涼しい所に行こう、と言う夫に誘われ御岳ロープウェイ乗り場へ。山頂は薄暗い雲に包まれて見えない。だがここまで来ると空気は爽やか、陽射しは強い。

次々とやって来るロープウェイのドアを係員が開けてくれ、乗り込む。眼下に開田高原、緑がうねうねと続く。山頂駅に着くと更に涼やかな大気に包まれた。霧が掛かっている。御嶽社を巡り、行場山荘へも足を伸ばしてみる。そこから先は登山届が必要な道となる。カッパを着た下山者がやってくる。その中に歩荷が居た。

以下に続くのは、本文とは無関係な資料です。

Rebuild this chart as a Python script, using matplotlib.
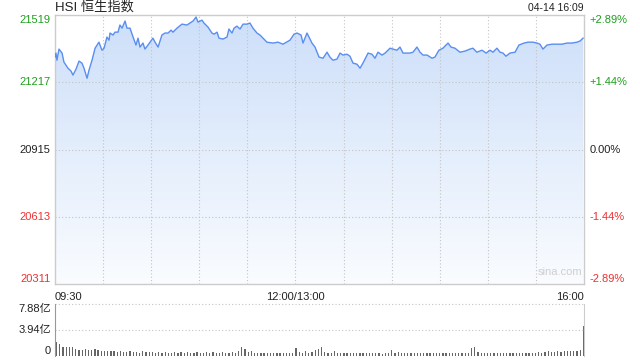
import matplotlib.pyplot as plt
import matplotlib.colors as mcolors
import numpy as np

plt.rcParams['font.family'] = ['Liberation Sans', 'Noto Sans CJK SC', 'DejaVu Sans']

# --- DATA ---
# trading minutes since 09:30 (lunch break removed), HSI value
minutes = [0, 0.6, 1.2, 2.5, 4.4, 5.6, 8.1, 10, 11.2, 13.1, 15, 16.8, 18.1, 20, 21.2, 23.1,
           25, 27.4, 29.3, 30.6, 32.4, 33.7, 34.3, 36.2, 37.4, 39.3, 40.5, 41.8, 43.7, 44.9,
           46.8, 48.7, 50.5, 51.8, 53, 54.9, 56.1, 58, 61.1, 62.4, 64.3, 66.7, 68.6, 70.5,
           72.4, 73.6, 76.1, 79.2, 82.3, 84.2, 86.1, 88, 89.2, 91.7, 92.9, 95.4, 97.9, 99.2,
           101.1, 102.3, 104.8, 107.3, 108.5, 110.4, 111.7, 113.5, 115.4, 117.3, 119.8, 121.6,
           123.5, 126, 127.9, 132.2, 136, 139.1, 142.2, 146.6, 149.1, 151, 153.5, 154.7, 157.2,
           160.3, 162.2, 164.7, 167.2, 169.7, 171.5, 173.4, 175.9, 177.8, 179.7, 182.1, 184,
           185.9, 188.4, 190.3, 192.1, 195.3, 197.7, 199.6, 201.5, 204, 205.9, 209, 210.8,
           213.3, 215.2, 217.1, 219.6, 221.4, 223.3, 225.8, 227.7, 229.6, 232.1, 235.2, 237,
           239.5, 242, 245.2, 247, 249.5, 252.6, 255.8, 258.9, 260.7, 263.2, 266.4, 268.9,
           271.4, 273.2, 275.7, 277.6, 279.5, 281.3, 283.8, 287, 289.4, 292.6, 295.1, 298.2,
           300.7, 302.5, 304.4, 306.9, 310, 313.2, 316.3, 319.4, 322.5, 325.6, 327.5, 329.4]
prices = [21330, 21348, 21316, 21366, 21348, 21307, 21280, 21267, 21249, 21276, 21312, 21303,
          21280, 21235, 21271, 21316, 21370, 21397, 21361, 21370, 21420, 21406, 21438, 21429,
          21442, 21442, 21474, 21460, 21492, 21460, 21460, 21420, 21384, 21415, 21375, 21393,
          21366, 21384, 21415, 21397, 21375, 21429, 21438, 21438, 21451, 21442, 21460, 21478,
          21474, 21483, 21492, 21510, 21487, 21496, 21483, 21465, 21438, 21433, 21442, 21415,
          21411, 21420, 21456, 21438, 21460, 21469, 21456, 21478, 21478, 21483,
          21460, 21438, 21429, 21397, 21393, 21397, 21388, 21406, 21433, 21438, 21429, 21393,
          21438, 21393, 21375, 21330, 21325, 21352, 21330, 21316, 21321, 21348, 21339, 21343,
          21334, 21303, 21298, 21280, 21303, 21348, 21343, 21325, 21352, 21339, 21348, 21370,
          21366, 21361, 21375, 21348, 21348, 21348, 21352, 21375, 21352, 21339, 21339, 21325,
          21330, 21361, 21370, 21393, 21375, 21370, 21352, 21357, 21366, 21370, 21352, 21361,
          21348, 21361, 21352, 21370, 21352, 21348, 21334, 21348, 21352, 21384, 21393, 21397,
          21397, 21393, 21388, 21366, 21384, 21388, 21388, 21388, 21393, 21393, 21397, 21402,
          21415]

# volume per 2-minute bar, in 亿
volume = [2.1, 1.8, 1.3, 1.3, 1.3, 1.4, 1.0, 0.9, 0.9, 1.0, 0.9, 0.9, 1.0, 0.9,
          0.8, 0.7, 0.8, 0.7, 0.7, 0.6, 0.8, 0.6, 0.6, 0.7, 0.6, 0.6, 0.5, 0.7, 0.6, 0.6,
          0.6, 0.5, 0.6, 0.5, 0.6, 0.5, 0.5, 0.6, 0.5, 0.6,
          0.5, 0.6, 0.5, 0.5, 0.6, 0.5, 0.5, 0.6, 0.5, 0.6, 0.5, 0.5, 0.6, 0.5, 0.5, 0.6, 0.5, 0.7,
          1.4, 1.0, 0.6, 0.8, 0.5,
          0.4, 0.5, 0.4, 0.4, 0.5, 0.4, 0.5, 0.4, 0.4, 0.5, 0.4, 0.5,
          1.25, 0.6, 0.5, 0.7, 0.5, 0.6, 0.9, 1.0, 1.3,
          0.6, 0.5, 0.5, 0.8, 0.5, 0.4, 0.5, 0.4, 0.5, 0.4, 0.5, 0.5, 0.4, 0.5, 0.4, 0.4, 0.5,
          0.4, 0.3, 0.4, 0.5, 0.95, 0.5, 0.6,
          0.5, 0.4, 0.5, 0.4, 0.4, 0.5, 0.4, 0.5, 0.4, 0.4, 0.5, 0.4, 0.4, 0.5, 0.4, 0.4, 0.5,
          0.4, 0.4, 0.5, 0.4, 0.5,
          1.2, 1.35, 0.6, 0.4,
          0.4, 0.4, 0.5, 0.4, 0.4, 0.5, 0.4, 0.5, 0.4, 0.4, 0.5, 0.4, 0.5, 0.5, 0.4, 0.5, 0.5,
          0.6, 0.5, 0.6, 0.7, 0.6, 0.6, 0.7, 0.6, 0.7, 0.7,
          0.7, 0.8, 0.7, 0.9, 4.5]

price_ticks = [21519, 21217, 20915, 20613, 20311]
pct_labels = ['+2.89%', '+1.44%', '0.00%', '-1.44%', '-2.89%']
vol_ticks = [7.88, 3.94, 0]
vol_labels = ['7.88亿', '3.94亿', '0']
time_ticks = [0, 150, 330]
time_labels = ['09:30', '12:00/13:00', '16:00']
TITLE = 'HSI 恒生指数'
STAMP = '04-14 16:09'

GREEN = '#1f9e1f'
RED = '#ee3030'
LINE = '#5a8ef0'
tick_colors = [GREEN, GREEN, '#222222', RED, RED]

W, H = 640, 360
fig = plt.figure(figsize=(6.4, 3.6), dpi=100)

def rect(x0, y0, x1, y1):
    return [x0 / W, 1 - y1 / H, (x1 - x0) / W, (y1 - y0) / H]

ax = fig.add_axes(rect(55, 15, 584, 284))
vax = fig.add_axes(rect(55, 304, 584, 356))

# --- price panel ---
ax.set_xlim(0, 330)
ax.set_ylim(price_ticks[-1], price_ticks[0])

fill = ax.fill_between(minutes, prices, price_ticks[-1], color='none', lw=0)
grad = np.linspace(0, 1, 256).reshape(-1, 1)
cmap = mcolors.LinearSegmentedColormap.from_list('g', ['#cddff9', '#fafcff'])
img = ax.imshow(grad, cmap=cmap, aspect='auto', origin='upper',
                extent=[0, 330, price_ticks[-1], max(prices)], zorder=1)
img.set_clip_path(fill.get_paths()[0], transform=ax.transData)
ax.plot(minutes, prices, color=LINE, lw=1.0, zorder=3)

for v in price_ticks[1:-1]:
    ax.axhline(v, color='#c4c4c4', ls=(0, (1, 2)), lw=0.8, zorder=2)
for m in range(30, 330, 30):
    ax.axvline(m, color='#c4c4c4', ls=(0, (1, 2)), lw=0.8, zorder=2)

ax.set_xticks([])
ax.set_yticks([])
for s in ax.spines.values():
    s.set_color('#cccccc')
    s.set_linewidth(1)

ytr = ax.get_yaxis_transform()
for i, (v, pl) in enumerate(zip(price_ticks, pct_labels)):
    va = 'top' if i == 0 else ('bottom' if i == len(price_ticks) - 1 else 'center')
    ax.text(-0.008, v, str(v), transform=ytr, ha='right', va=va,
            fontsize=8, color=tick_colors[i])
    ax.text(1.011, v, pl, transform=ytr, ha='left', va=va,
            fontsize=8, color=tick_colors[i])

xtr = ax.get_xaxis_transform()
for m, lab, ha in zip(time_ticks, time_labels, ['left', 'center', 'right']):
    ax.text(m, -0.03, lab, transform=xtr, ha=ha, va='top', fontsize=8, color='#222222')

ax.text(0, 1.006, TITLE, transform=ax.transAxes, ha='left', va='bottom',
        fontsize=9.5, color='#222222')
ax.text(1, 1.006, STAMP, transform=ax.transAxes, ha='right', va='bottom',
        fontsize=7.5, color='#222222')
ax.text(0.955, 0.025, 'sina.com', transform=ax.transAxes, ha='center', va='bottom',
        fontsize=8, color='#cfcfcf', zorder=4)

# --- volume panel ---
vol_x = np.linspace(1, 329.6, len(volume))
vax.bar(vol_x, volume, width=0.8, color='#666666', lw=0)
vax.set_xlim(0, 330)
vax.set_ylim(0, vol_ticks[0])
for v in vol_ticks[:-1]:
    vax.axhline(v, color='#c4c4c4', ls=(0, (1, 2)), lw=0.8, clip_on=False)
vax.set_xticks([])
vax.set_yticks([])
vax.spines['top'].set_visible(False)
vax.spines['bottom'].set_visible(False)
vax.spines['left'].set_color('#999999')
vax.spines['right'].set_color('#cccccc')

vtr = vax.get_yaxis_transform()
for v, lab, va in zip(vol_ticks, vol_labels, ['top', 'center', 'bottom']):
    vax.text(-0.008, v, lab, transform=vtr, ha='right', va=va, fontsize=8, color='#222222')

fig.savefig('out.png', dpi=100)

スチロールを何個か積んだ荷を背に、ストックを使いながら通り過ぎて行く。行場山荘は通過して行ったので、上の小屋への荷上げをしているのだろう。過去の山行で歩荷の人々を幾度か見掛けている。塔ノ岳の有名歩荷さんは元気で饒舌で、名刺まで頂いた。

歩荷という仕事に凄く惹かれる。体力と技量を存分に使う。力を発揮し仕事を黙々とこなす事に、躊躇や迷いや遠慮は要らない。むしろ力を使わずして成り立たない過酷な仕事だ。荷物と自分を、間違い無く目的地に運ぶというシンプルな目標と、その為の工夫や鍛錬はその人次第という所も、惹かれる理由の一つだ。

山を辞めて数年。変わらず続けているのはザックトレーニング。米を詰めたザックを背負い段差を上り下りする。重い荷を背負う時の姿勢の工夫、接地する足の重心の掛け所、そんな事が実際にやってみてこそわかるのだ。単純な動作だが、体力作りの基礎になっている。

それは仕事で無くても良いのかも知れない。何かの負荷を敢えて掛けて、力を養いそれを使う事。そんな事が好きで、そんな時間を無心に過ごしたいのだ。疲弊した身体と別の所で、心はどんどん澄み切って行く。そういうのがきっと好きなのだ。